Almost everybody is a motivator of one kind or another. You may be the loud, blustery kind who yells and everybody jumps, or you may be the quiet “give‑em‑a‑look‑that‑turns‑blood‑to‑ice‑water” kind, or something in between. At times, the quiet, manipulative kind are the great persuaders, but the way they do it is cruel. It causes people to be resentful and to hide.
“Most of us,” writes Em Griffin, in his book, The Mind Changers, “use guilt as a device to get others to do what we want.” Using guilt as a motivator, however, has negative side effects. People resent and avoid you, and, if they do what you expect, their conduct doesn’t last. They quickly sink back to the previous level of performance.
Example: Here’s a husband with a drinking problem. When he comes home, his wife really gives him a blast, and the husband, knowing that what she is saying is true, only begins to avoid her. He also resents her, knowing that he will get it when he comes home. That she produces guilt is without question, but the guilt comes between the two of them and does not produce the least bit of change.
I don’t have to tell a man with a drinking problem, “you’re ruining your life and family.” He knows that—at least down deep in his heart he does. But if I can help that man see himself from God’s perspective and the perspective of reality, then he begins to realize that the one who is being hurt the most is himself and that God is displeased. Then guilt feelings become the convicting tool of the Holy Spirit which will bring repentance that results in real change.

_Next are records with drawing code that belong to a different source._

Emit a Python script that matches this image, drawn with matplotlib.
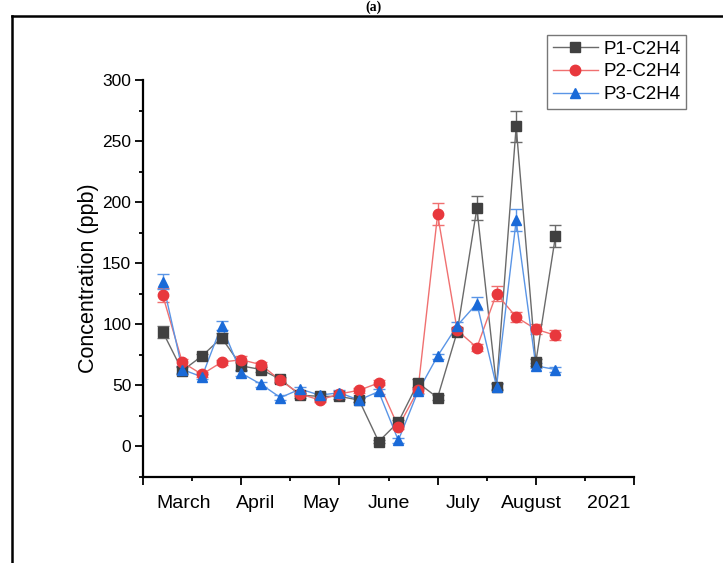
import matplotlib
matplotlib.use("Agg")
import matplotlib.pyplot as plt
from matplotlib.lines import Line2D
from matplotlib.ticker import MultipleLocator

plt.rcParams["font.family"] = ["Liberation Sans", "DejaVu Sans"]

# sampling index (1..21) and the series
sample_idx = list(range(1, 22))

p1_vals = [94, 62, 74, 89, 66, 63, 55, 42, 41, 41, 38, 4, 20, 52, 40,
           94, 195, 49, 262, 69, 172]
p1_err = [5, 3, 2, 4, 3, 2, 2, 2, 2, 2, 2, 1, 2, 3, 2,
          3, 10, 3, 13, 3, 9]

p2_vals = [124, 69, 59, 69, 71, 67, 54, 43, 38, 43, 46, 52, 16, 46, 190,
           95, 81, 125, 106, 96, 91]
p2_err = [6, 3, 2, 2, 3, 2, 2, 2, 2, 2, 2, 2, 2, 2, 9,
          3, 3, 6, 4, 4, 4]

p3_vals = [135, 63, 57, 99, 60, 51, 40, 47, 42, 44, 38, 45, 5, 45, 74,
           99, 117, 49, 185, 66, 63]
p3_err = [6, 3, 2, 4, 2, 2, 2, 2, 2, 2, 2, 2, 2, 2, 2,
          3, 5, 2, 9, 2, 2]

month_labels = ["March", "April", "May", "June", "July", "August", "2021"]
month_pos = [2.06, 5.71, 9.06, 12.5, 16.3, 19.8, 23.7]

series = [
    ("P1-C2H4", p1_vals, p1_err, "s", "#404040", "#6a6a6a"),
    ("P2-C2H4", p2_vals, p2_err, "o", "#e8383d", "#f07070"),
    ("P3-C2H4", p3_vals, p3_err, "^", "#1a6ad8", "#5a95e6"),
]

fig = plt.figure(figsize=(7.23, 5.63), dpi=100)
ax = fig.add_axes([143 / 723, 1 - 477 / 563, (634 - 143) / 723, (477 - 80) / 563])

handles = []
for name, vals, err, marker, mcol, lcol in series:
    ax.errorbar(sample_idx, vals, yerr=err, fmt="none", ecolor=lcol,
                elinewidth=1.0, capsize=4, capthick=1.0, zorder=2)
    ax.plot(sample_idx, vals, color=lcol, lw=1.0, zorder=3)
    ax.plot(sample_idx, vals, ls="none", marker=marker, ms=7.5,
            mfc=mcol, mec=mcol, zorder=4)
    handles.append(Line2D([0], [0], color=lcol, lw=1.0, marker=marker,
                          ms=7.5, mfc=mcol, mec=mcol, label=name))

ax.set_xlim(0, 25)
ax.set_ylim(-25, 300)
ax.xaxis.set_major_locator(MultipleLocator(5))
ax.xaxis.set_minor_locator(MultipleLocator(2.5))
ax.yaxis.set_major_locator(MultipleLocator(50))
ax.yaxis.set_minor_locator(MultipleLocator(25))
ax.set_xticklabels([])

for side in ["top", "right"]:
    ax.spines[side].set_visible(False)
for side in ["left", "bottom"]:
    ax.spines[side].set_linewidth(1.6)

ax.tick_params(axis="both", which="major", direction="out", length=6,
               width=1.3, labelsize=12.5, pad=2.5)
ax.tick_params(axis="both", which="minor", direction="out", length=3,
               width=1.3)

for lbl, pos in zip(month_labels, month_pos):
    ax.annotate(lbl, xy=(pos, 0), xycoords=("data", "axes fraction"),
                xytext=(0, -13), textcoords="offset points",
                ha="center", va="top", fontsize=14)

ax.set_ylabel("Concentration (ppb)", fontsize=15.5, labelpad=2)

leg = fig.legend(handles=handles, loc="upper left",
                 bbox_to_anchor=(547 / 723, 1 - 35 / 563),
                 bbox_transform=fig.transFigure, borderaxespad=0,
                 fontsize=13.5, frameon=True, fancybox=False,
                 handlelength=2.4, handletextpad=0.3, labelspacing=0.3,
                 borderpad=0.3)
leg.get_frame().set_edgecolor("#555555")
leg.get_frame().set_linewidth(1.0)

# outer panel frame, cut by the image edges
fig.add_artist(Line2D([12 / 723, 12 / 723], [0, 1 - 16 / 563],
                      color="black", lw=1.8, transform=fig.transFigure))
fig.add_artist(Line2D([12 / 723, 1], [1 - 16 / 563, 1 - 16 / 563],
                      color="black", lw=1.8, transform=fig.transFigure))
fig.text(373 / 723, 1 - 1 / 563, "(a)", ha="center", va="top",
         fontsize=10, fontweight="bold", family="Liberation Serif")

fig.savefig("out.png", dpi=100)
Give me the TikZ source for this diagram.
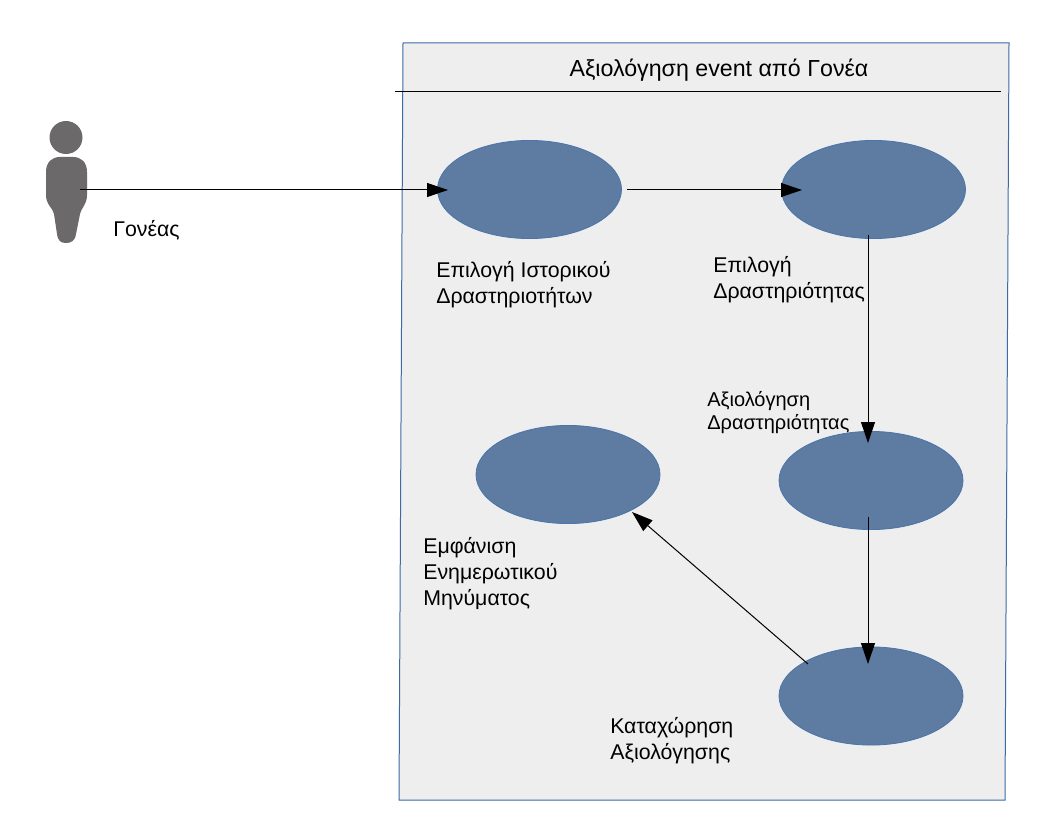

If I could give you a neat little formula that could always produce motivation, I would write a book that makes Dale Carnagie’s How To Win Friends And Influence People look like a first‑run edition. Using guilt properly as a motivational tool requires the sensitivity of a diamond cutter and the skill of a tightrope walker with the hives. I’ve learned that when I try too hard in helping God do the work of his Holy Spirit, I usually blotch things. It’s the difference between nagging and motivation.
One of the secrets or means of allowing the Holy Spirit to apply pressure to a person, is letting them face the consequences of their own failures instead of cushioning the shock for them. Now, that’s tough and it may require you face some embarrassment, but it does help. Learning the hard lesson is cause not to repeat a failure in the future.
Fear is the second force for motivation. When our office was burglarized, we were immediately motivated to install an alarm, to put some bars on windows, and to ensure that this wouldn’t happen again. Fear, however, may cause a youth to do something to avoid his father’s wrath but is a poor tool of lasting motivation.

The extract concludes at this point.